Over the past few years I have been leaning on AI tools to help me brainstorm, refine, and validate ideas for multiple ventures. But with the excitement of building something new, I also had a nagging worry. Every time I asked for feedback, I wondered if I was handing over my competitive advantage.


If I pour my frameworks and methodologies into an AI tool, could that same information later resurface for someone else building a similar solution?


What I Learned About AI


The good news is, that is not how AI tools work. I dug in, and here is what I learned:


  • With chat history ON, your prompts may be stored and sometimes used to improve the model, but they are not searchable by other users.
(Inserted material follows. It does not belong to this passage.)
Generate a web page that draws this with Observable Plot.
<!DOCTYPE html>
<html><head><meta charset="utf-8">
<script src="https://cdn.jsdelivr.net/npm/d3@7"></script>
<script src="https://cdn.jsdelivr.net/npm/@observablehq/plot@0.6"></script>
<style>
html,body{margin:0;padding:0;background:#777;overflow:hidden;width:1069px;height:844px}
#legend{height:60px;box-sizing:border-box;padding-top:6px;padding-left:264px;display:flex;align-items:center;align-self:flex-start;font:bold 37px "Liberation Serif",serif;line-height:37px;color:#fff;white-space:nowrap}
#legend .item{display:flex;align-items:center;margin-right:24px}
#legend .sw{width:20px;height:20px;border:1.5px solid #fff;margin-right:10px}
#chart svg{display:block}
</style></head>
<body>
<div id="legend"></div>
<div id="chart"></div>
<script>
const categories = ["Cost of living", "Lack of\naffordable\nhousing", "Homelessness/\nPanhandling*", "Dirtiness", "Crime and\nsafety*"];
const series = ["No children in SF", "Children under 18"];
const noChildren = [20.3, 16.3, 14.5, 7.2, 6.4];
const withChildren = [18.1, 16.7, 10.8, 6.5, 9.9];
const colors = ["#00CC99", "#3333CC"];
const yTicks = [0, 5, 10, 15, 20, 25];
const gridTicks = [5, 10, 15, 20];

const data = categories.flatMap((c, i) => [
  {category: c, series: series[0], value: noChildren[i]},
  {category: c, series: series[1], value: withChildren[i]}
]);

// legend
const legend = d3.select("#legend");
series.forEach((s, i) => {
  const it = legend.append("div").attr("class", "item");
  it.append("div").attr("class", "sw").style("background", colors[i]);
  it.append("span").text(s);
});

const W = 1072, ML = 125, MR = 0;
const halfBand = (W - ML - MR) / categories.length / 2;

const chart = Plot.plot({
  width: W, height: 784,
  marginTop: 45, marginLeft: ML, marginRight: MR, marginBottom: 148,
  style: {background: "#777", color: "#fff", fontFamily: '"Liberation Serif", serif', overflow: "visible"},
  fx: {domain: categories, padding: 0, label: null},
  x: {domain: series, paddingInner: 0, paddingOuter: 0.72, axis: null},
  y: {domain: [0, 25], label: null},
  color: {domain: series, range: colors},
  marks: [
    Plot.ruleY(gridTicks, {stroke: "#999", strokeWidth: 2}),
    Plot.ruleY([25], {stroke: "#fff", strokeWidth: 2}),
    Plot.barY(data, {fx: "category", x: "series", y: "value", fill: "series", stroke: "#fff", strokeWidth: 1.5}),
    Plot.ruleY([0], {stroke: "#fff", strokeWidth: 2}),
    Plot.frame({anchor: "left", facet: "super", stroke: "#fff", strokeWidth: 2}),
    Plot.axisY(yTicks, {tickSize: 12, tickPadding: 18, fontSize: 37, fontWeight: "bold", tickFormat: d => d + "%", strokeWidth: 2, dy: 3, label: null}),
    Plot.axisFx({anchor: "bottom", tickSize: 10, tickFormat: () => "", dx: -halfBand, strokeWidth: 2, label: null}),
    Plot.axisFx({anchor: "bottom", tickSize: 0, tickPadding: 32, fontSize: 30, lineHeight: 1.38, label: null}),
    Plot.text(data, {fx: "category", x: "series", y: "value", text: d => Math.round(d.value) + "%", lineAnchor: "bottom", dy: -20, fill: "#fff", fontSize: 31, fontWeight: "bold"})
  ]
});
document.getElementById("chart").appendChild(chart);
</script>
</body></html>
  • With chat history OFF, prompts are still processed so the model can respond, but they are not stored long-term.

  • Either way, the model does not hand your content to another user. It generates responses based on patterns, not database lookups.
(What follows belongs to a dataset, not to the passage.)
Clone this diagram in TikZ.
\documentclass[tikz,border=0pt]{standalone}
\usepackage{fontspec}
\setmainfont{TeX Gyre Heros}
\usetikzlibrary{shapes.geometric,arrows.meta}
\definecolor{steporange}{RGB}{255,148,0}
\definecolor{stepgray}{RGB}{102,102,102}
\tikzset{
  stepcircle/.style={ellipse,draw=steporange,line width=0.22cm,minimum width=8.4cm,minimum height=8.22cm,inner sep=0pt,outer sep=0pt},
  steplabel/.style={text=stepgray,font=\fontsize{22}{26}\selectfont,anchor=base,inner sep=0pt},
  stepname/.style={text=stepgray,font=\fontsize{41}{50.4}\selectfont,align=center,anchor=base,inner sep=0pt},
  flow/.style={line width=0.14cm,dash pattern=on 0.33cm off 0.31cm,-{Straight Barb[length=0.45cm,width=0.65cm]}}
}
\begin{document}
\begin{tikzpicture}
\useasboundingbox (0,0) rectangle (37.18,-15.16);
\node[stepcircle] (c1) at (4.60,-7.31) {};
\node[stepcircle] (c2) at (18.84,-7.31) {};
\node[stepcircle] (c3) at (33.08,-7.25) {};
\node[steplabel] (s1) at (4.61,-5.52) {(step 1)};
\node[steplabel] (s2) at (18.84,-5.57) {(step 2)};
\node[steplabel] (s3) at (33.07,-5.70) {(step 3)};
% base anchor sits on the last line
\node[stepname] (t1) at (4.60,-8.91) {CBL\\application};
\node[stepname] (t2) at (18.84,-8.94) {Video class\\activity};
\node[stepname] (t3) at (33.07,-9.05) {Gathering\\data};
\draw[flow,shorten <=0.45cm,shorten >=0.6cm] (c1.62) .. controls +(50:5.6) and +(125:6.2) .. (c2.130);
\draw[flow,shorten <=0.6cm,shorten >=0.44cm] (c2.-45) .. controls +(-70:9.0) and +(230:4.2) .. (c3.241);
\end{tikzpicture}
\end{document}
That was a huge relief. My ideas were not being fed directly into some communal pot that another founder could dip into.


Still, I realized the risk may not be zero. The bigger concern is around:


  • Storage and access (your inputs may be retained internally at the provider).

  • Future training (if history is on, data might influence future model improvements).
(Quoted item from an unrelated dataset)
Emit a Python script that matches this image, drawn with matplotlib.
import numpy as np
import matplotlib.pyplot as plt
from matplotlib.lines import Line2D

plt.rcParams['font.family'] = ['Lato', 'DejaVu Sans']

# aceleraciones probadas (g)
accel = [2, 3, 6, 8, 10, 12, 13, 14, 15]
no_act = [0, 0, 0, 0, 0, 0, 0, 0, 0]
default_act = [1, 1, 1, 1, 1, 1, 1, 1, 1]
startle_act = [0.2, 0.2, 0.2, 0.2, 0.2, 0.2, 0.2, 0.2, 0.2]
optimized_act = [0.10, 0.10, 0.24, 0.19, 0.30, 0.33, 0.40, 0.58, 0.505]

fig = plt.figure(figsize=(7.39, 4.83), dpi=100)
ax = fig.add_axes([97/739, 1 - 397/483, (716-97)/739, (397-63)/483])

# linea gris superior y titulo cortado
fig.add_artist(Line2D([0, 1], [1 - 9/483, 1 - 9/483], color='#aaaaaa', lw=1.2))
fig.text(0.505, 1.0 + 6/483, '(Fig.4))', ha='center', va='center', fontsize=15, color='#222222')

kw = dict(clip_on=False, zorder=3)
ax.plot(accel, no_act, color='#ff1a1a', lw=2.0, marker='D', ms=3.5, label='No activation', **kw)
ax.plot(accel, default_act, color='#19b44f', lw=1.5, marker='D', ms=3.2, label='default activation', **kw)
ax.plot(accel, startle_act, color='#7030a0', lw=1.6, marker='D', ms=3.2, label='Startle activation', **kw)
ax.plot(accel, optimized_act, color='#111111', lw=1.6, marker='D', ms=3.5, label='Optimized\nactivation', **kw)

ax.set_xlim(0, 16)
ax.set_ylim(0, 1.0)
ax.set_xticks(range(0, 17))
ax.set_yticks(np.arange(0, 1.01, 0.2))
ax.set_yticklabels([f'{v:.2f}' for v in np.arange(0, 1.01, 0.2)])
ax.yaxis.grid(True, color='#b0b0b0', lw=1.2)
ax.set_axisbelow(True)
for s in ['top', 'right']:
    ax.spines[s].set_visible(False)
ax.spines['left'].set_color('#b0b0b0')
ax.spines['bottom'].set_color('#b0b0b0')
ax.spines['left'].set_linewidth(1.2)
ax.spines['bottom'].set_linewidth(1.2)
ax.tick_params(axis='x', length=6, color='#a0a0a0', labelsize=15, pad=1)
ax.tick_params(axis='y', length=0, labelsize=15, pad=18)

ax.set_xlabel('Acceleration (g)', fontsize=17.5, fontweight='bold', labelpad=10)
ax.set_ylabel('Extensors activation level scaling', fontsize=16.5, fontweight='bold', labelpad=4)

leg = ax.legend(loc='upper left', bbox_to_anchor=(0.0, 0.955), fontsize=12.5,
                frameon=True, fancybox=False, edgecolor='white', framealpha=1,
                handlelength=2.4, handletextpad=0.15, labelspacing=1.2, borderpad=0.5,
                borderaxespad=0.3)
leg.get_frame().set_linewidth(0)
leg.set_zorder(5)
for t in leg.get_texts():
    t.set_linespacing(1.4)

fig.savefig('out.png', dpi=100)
  • Human review (snippets are sometimes looked at for quality control).


While my secrets were not being directly shared, I felt I still needed to be careful. So I set up my own guardrails.


The Guardrails I Use


To protect my IP and my clients’ IP, I keep these off the table:


  1. Proprietary frameworks or scoring models - The step-by-step detail of how I assess or score something is my competitive edge. I only share high-level process steps or categories.

  2. Client or customer data - This includes raw exports, performance metrics, or anything with PII. Instead, I use anonymized sample data if I need to test an idea.

  3. Detailed competitive positioning or pricing - I will never paste in exact market-entry plans or margin assumptions. Instead, I ask about broad industry trends.


It might sound like common sense, but in practice I have seen plenty of smart people drop entire decks or client datasets straight into chat windows for a quick answer. It is fast, but it is not safe.


Protecting Clients


As a founder and consultant, I have to be equally mindful about protecting my clients’ IP. They are trusting me not just with strategy, but with their data and trade secrets.That means:


  • Keeping raw files out of third-party tools unless anonymized.

  • Using clear internal processes for what is AI-safe versus AI-sensitive.

  • Treating AI chats like a business meeting: useful for brainstorming, not the place to hand over blueprints.


Final Thought


AI is a powerful collaborator, but it is not a vault. By drawing clear lines between what you will and will not share, you protect both your own business and the clients who trust you. Using clear guardrails is not complicated, but it is essential. In the age of speed, sometimes the most important step is slowing down long enough to put those protections in place.


If you are experimenting with AI in your own work, putting these guardrails in place will help you move fast without giving away what makes you unique.